--On Friday, September 15, 2023 12:49 -0400 Paul Kyzivat
<[email protected]> wrote:

> Document: draft-freed-smtp-limits-06
> Reviewer: Paul Kyzivat
> Review Date: 2023-09-15
> IETF LC End Date: 2023-10-04
> IESG Telechat date: ?
> 
> Summary: This draft is on the right track but has open issues,
> described in the review.
> 
> Minor Issue: How the new IANA registry is specified
> 
> Section 7.2 seems to conflate two things:
> 
> - the information that must be provided in a specification
>    document that registers new limits
> 
> - the information that is to included in the registry itself
> 
> ISTM that the registry itself should contain the limit name
> and a reference to the specification document. It might also
> contain the value syntax, or at least an indication if a value
> is allowed.
> 
> The descriptions of semantics, restrictions, and security
> considerations don't lend themselves to inclusion in the
> registry, but should be clearly spelled out in the
> specification.
> 
> Also, the request for the new registry should probably include
> its exact name ("SMTP Server Limits"?), and that it should be
> included within the "MAIL Parameters" protocol registry.
> 
> Otherwise IMO this document is in fine shape to move forward.

Paul,

Thanks for the careful reading.  While I'd be happy to make the
adjustments you suggest if the community, the IESG, or IANA
prefers them, some of the vagueness, especially about registry
organization and names, was deliberate.  FWUW, let me explain,
easy part first (and setting aside my preference for making as
few changes as possible to Ned's original text):

(1) As you have certainly been around long enough to remember,
traditionally the requests in IETF specifications to IANA about
setting up registries were as minimal as possible, relying on
them to sort registry specifics out in a way that makes sense.
This specification was written with that model in mind even
though things have evolved toward more specificity in recent
years.  While much of the reason for that model was just
tradition, there was also a specific and pragmatic reason in
this case: I am expecting (or at least hoping for) changes to
the structure and definitions of the Mail Parameters registry in
the relatively near future.  If and when they occur, this
document (and several others) may need updates to match the new
arrangements.  To the extent to which we can avoid going into
detail in a specification like this one, that update could be
short and general.  If we have to un-do unnecessary details, it
will take up community and IESG time that can almost certainly
be spent in better ways.

And that brings me to the "why" of the above.

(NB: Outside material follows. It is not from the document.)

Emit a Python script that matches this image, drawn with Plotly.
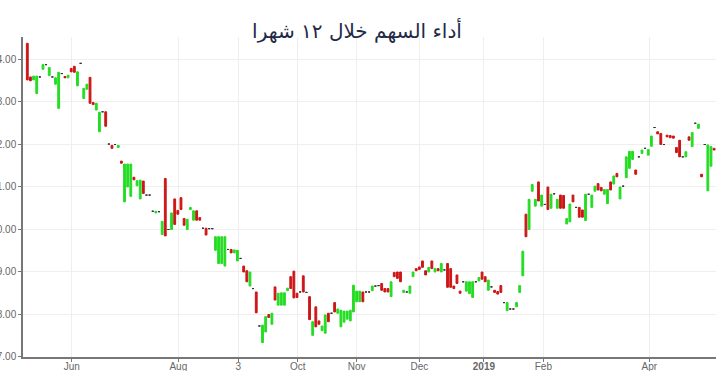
import numpy as np
import plotly.graph_objects as go

# Daily open / close prices (bodies only; equal values = unchanged day)
opens = [
    14.37, 13.58, 13.51, 13.19, 13.58, 13.76, 13.87, 13.61, 13.58, 13.41,
    12.84, 13.66, 13.59, 13.56, 13.78, 13.83, 13.37, 13.90, 13.07, 13.29,
    13.57, 12.98, 12.80, 12.29, 12.76, 12.76, 12.00, 11.97, 11.99, 11.92,
    11.60, 10.64, 10.99, 10.77, 11.22, 11.02, 10.71, 11.13, 10.80, 10.80,
    10.42, 10.38, 10.41, 9.87, 11.19, 9.99, 9.99, 10.71, 10.44, 10.74,
    10.25, 9.99, 10.46, 10.21, 10.43, 10.27, 10.02, 10.02, 10.01, 10.01,
    9.50, 9.19, 9.19, 9.13, 9.52, 9.52, 9.44, 9.25, 9.31, 9.13,
    9.02, 8.66, 8.60, 8.52, 7.72, 7.33, 7.58, 7.99, 7.76, 8.64,
    8.21, 8.21, 8.21, 8.55, 8.88, 9.01, 8.49, 8.52, 8.90, 8.51,
    8.41, 7.50, 8.17, 7.84, 7.61, 7.55, 8.02, 8.02, 8.27, 8.02,
    7.70, 7.81, 7.88, 7.84, 8.05, 8.29, 8.29, 8.52, 8.52, 8.52,
    8.55, 8.66, 8.67, 8.72, 8.60, 8.60, 8.41, 8.98, 8.99, 8.99,
    8.51, 8.52, 8.49, 8.88, 9.07, 9.11, 9.25, 9.02, 8.99, 9.25,
    8.99, 9.07, 8.99, 9.04, 9.19, 9.07, 8.66, 8.92, 8.54, 8.76,
    8.54, 8.48, 8.39, 8.76, 8.78, 8.99, 8.88, 8.56, 8.64, 8.56,
    8.53, 8.67, 8.27, 8.08, 8.12, 8.12, 8.17, 8.51, 8.90, 10.35,
    9.99, 10.89, 10.54, 11.11, 10.54, 10.58, 10.99, 10.49, 10.83, 10.49,
    10.80, 10.79, 10.12, 10.17, 10.80, 10.51, 10.51, 10.45, 10.20, 10.82,
    10.51, 10.89, 11.07, 10.98, 10.82, 10.60, 11.11, 11.06, 11.31, 10.71,
    11.01, 11.21, 11.43, 11.64, 11.39, 11.70, 11.78, 11.90, 11.74, 11.95,
    12.39, 12.29, 12.25, 11.99, 12.21, 12.20, 12.19, 11.92, 12.09, 11.70,
    11.70, 12.17, 11.94, 12.49, 12.37, 11.29, 11.99, 10.90, 11.48, 11.90,
]
closes = [
    13.51, 13.49, 13.60, 13.60, 13.58, 13.87, 13.87, 13.80, 13.58, 13.56,
    13.69, 13.66, 13.56, 13.62, 13.70, 13.69, 13.70, 13.90, 13.31, 13.41,
    12.96, 12.93, 12.96, 12.75, 12.76, 12.42, 12.00, 11.90, 11.99, 11.97,
    11.55, 11.53, 11.53, 11.53, 11.16, 11.14, 11.15, 10.84, 10.80, 10.80,
    10.42, 10.42, 10.41, 10.18, 9.84, 9.99, 10.38, 10.11, 10.35, 10.46,
    10.09, 10.23, 10.51, 10.43, 10.21, 10.21, 10.02, 9.86, 10.01, 10.01,
    9.82, 9.82, 9.82, 9.82, 9.52, 9.44, 9.51, 9.50, 9.31, 8.99,
    8.76, 8.99, 8.60, 8.03, 7.72, 7.74, 7.94, 7.92, 8.02, 8.33,
    8.49, 8.50, 8.50, 8.61, 8.60, 8.38, 8.39, 8.52, 8.52, 8.51,
    7.87, 7.82, 7.70, 7.76, 7.72, 7.98, 7.82, 8.02, 8.05, 8.12,
    8.09, 8.07, 8.07, 8.09, 8.68, 8.54, 8.54, 8.29, 8.52, 8.52,
    8.66, 8.66, 8.67, 8.56, 8.52, 8.52, 8.76, 8.88, 8.84, 8.76,
    8.56, 8.52, 8.66, 8.99, 9.02, 9.05, 9.10, 8.92, 9.10, 9.07,
    9.07, 9.02, 9.19, 9.04, 8.63, 8.63, 8.60, 8.72, 8.49, 8.76,
    8.76, 8.76, 8.76, 8.76, 8.86, 8.82, 8.76, 8.80, 8.64, 8.51,
    8.47, 8.51, 8.27, 8.27, 8.12, 8.12, 8.27, 8.67, 9.48, 9.82,
    10.70, 11.05, 10.70, 10.66, 10.80, 10.58, 10.46, 10.82, 10.83, 10.70,
    10.49, 10.49, 10.25, 10.59, 10.64, 10.51, 10.28, 10.28, 10.82, 10.82,
    10.80, 11.01, 10.92, 10.90, 10.93, 10.93, 10.92, 11.25, 11.23, 10.99,
    11.01, 11.70, 11.83, 11.83, 11.29, 11.70, 11.86, 11.90, 11.87, 12.19,
    12.39, 12.24, 11.99, 11.99, 12.17, 12.15, 12.14, 11.80, 11.70, 11.70,
    11.82, 12.09, 12.27, 12.49, 12.47, 11.23, 11.99, 11.98, 11.94, 11.86,
]

x_tick_pos = [14.16, 48.15, 67.29, 86.22, 105.04, 125.0, 145.6, 164.54, 198.34]
x_tick_text = ["Jun", "Aug", "3", "Oct", "Nov", "Dec", "<b>2019</b>", "Feb", "Apr"]
y_tick_vals = [7, 8, 9, 10, 11, 12, 13, 14]

TITLE = "أداء السهم خلال ١٢ شهرا"
GREEN = "#24dc24"
RED = "#cc1616"
DOJI = "#333333"

o = np.array(opens)
c = np.array(closes)
x = np.arange(len(o))
hi = np.maximum(o, c)
lo = np.minimum(o, c)
flat = o == c
move = ~flat

fig = go.Figure()
fig.add_trace(go.Candlestick(
    x=x[move], open=o[move], high=hi[move], low=lo[move], close=c[move],
    increasing=dict(fillcolor=GREEN, line=dict(color=GREEN, width=1)),
    decreasing=dict(fillcolor=RED, line=dict(color=RED, width=1)),
    whiskerwidth=0, showlegend=False, hoverinfo="skip",
))
fig.add_trace(go.Candlestick(
    x=x[flat], open=o[flat], high=hi[flat], low=lo[flat], close=c[flat],
    increasing=dict(fillcolor=DOJI, line=dict(color=DOJI, width=1)),
    decreasing=dict(fillcolor=DOJI, line=dict(color=DOJI, width=1)),
    whiskerwidth=0, showlegend=False, hoverinfo="skip",
))

axis_common = dict(
    showgrid=True, gridcolor="#efefef", gridwidth=1,
    showline=True, linecolor="#777777", linewidth=1.5,
    ticks="outside", ticklen=3, tickcolor="#777777", tickwidth=1,
    tickfont=dict(family="Liberation Sans, Arial, sans-serif", size=10, color="#666666"),
    zeroline=False, automargin=False,
)

fig.update_layout(
    template="none",
    width=720, height=371,
    margin=dict(l=23, r=4, t=37, b=14),
    paper_bgcolor="white", plot_bgcolor="white",
    boxgap=0.42, boxgroupgap=0.0,
    title=dict(
        text=TITLE, x=357 / 720, xanchor="center", xref="container",
        y=1 - 31 / 371, yref="container", yanchor="middle",
        font=dict(family="DejaVu Sans, sans-serif", size=20, color="#1f2a48"),
    ),
    xaxis=dict(
        range=[-1.37, 219.6], tickmode="array", tickvals=x_tick_pos, ticktext=x_tick_text,
        rangeslider=dict(visible=False), ticklabelstandoff=-4, **axis_common,
    ),
    yaxis=dict(
        range=[6.99, 14.52], tickmode="array", tickvals=y_tick_vals, tickformat=".2f",
        **axis_common,
    ),
    showlegend=False,
)

fig.write_html("out.html")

(2) In the last several years, there has been a gradual shift in
IETF thinking about registrations of values for namespaces whose
total size is not inherently restricted from what I would
describe as a focus on quality, typically including community
review, to try to get things right, to a focus on just getting
things registered to prevent accidental conflicts and consequent
confusion and interoperability problems.  The introduction to
Section 4 of RFC 8126 explains some of the tension between those
two perspectives and the comment at the beginning of Section 7.2
of the I-D at least hints at the problem (and the change I
predicted above).  

The EMAILCORE WG got hit by that problem while working on
draft-ietf-emailcore-rfc5321bis which, among other things,
specifies most of what appears in that Mail Parameters registry.
It is particularly important for email because there has been a
history of implementations and providers making up their own
stuff and not bothering to register.  Most of the relevant
registries have traditionally specified standards track or
IESG-approved Experimental, which is clearly too high a barrier
to entry for anyone who does not want to take the time or who
just does not want to mess with, or recognize the authority of,
the IETF or IANA.  It isn't clear that Specification Required is
a much lower barrier, especially for that second group or if the
Designated Expert initiates a community review.  If one wants
no, or absolutely minimal, barriers, then only FCFS will do.  On
the other hand, there are implementers and designers who still
think that the IETF is useful and that a serious community
review could improve the details of what they want to do.  So
the plan, and the one preferred for name-value pairs for SMTP
LIMITS, if that the registrant picks between FCFS (with minimal
requirements for documentation or anything else) and full
standards track review, including the documentation requirements
for the latter. The registry would then indicate which one was
chosen and potentially contain different information for the two.

See Section 8 of draft-ietf-emailcore-rfc5321bis-19 or
draft-klensin-iana-consid-hybrid for different takes about how
the above might be specified, but with the understanding that
the right way to approach this would be in a revision to RFC
8126/ BCP 26.

  john

p.s. did you intend to copy the Last Call list?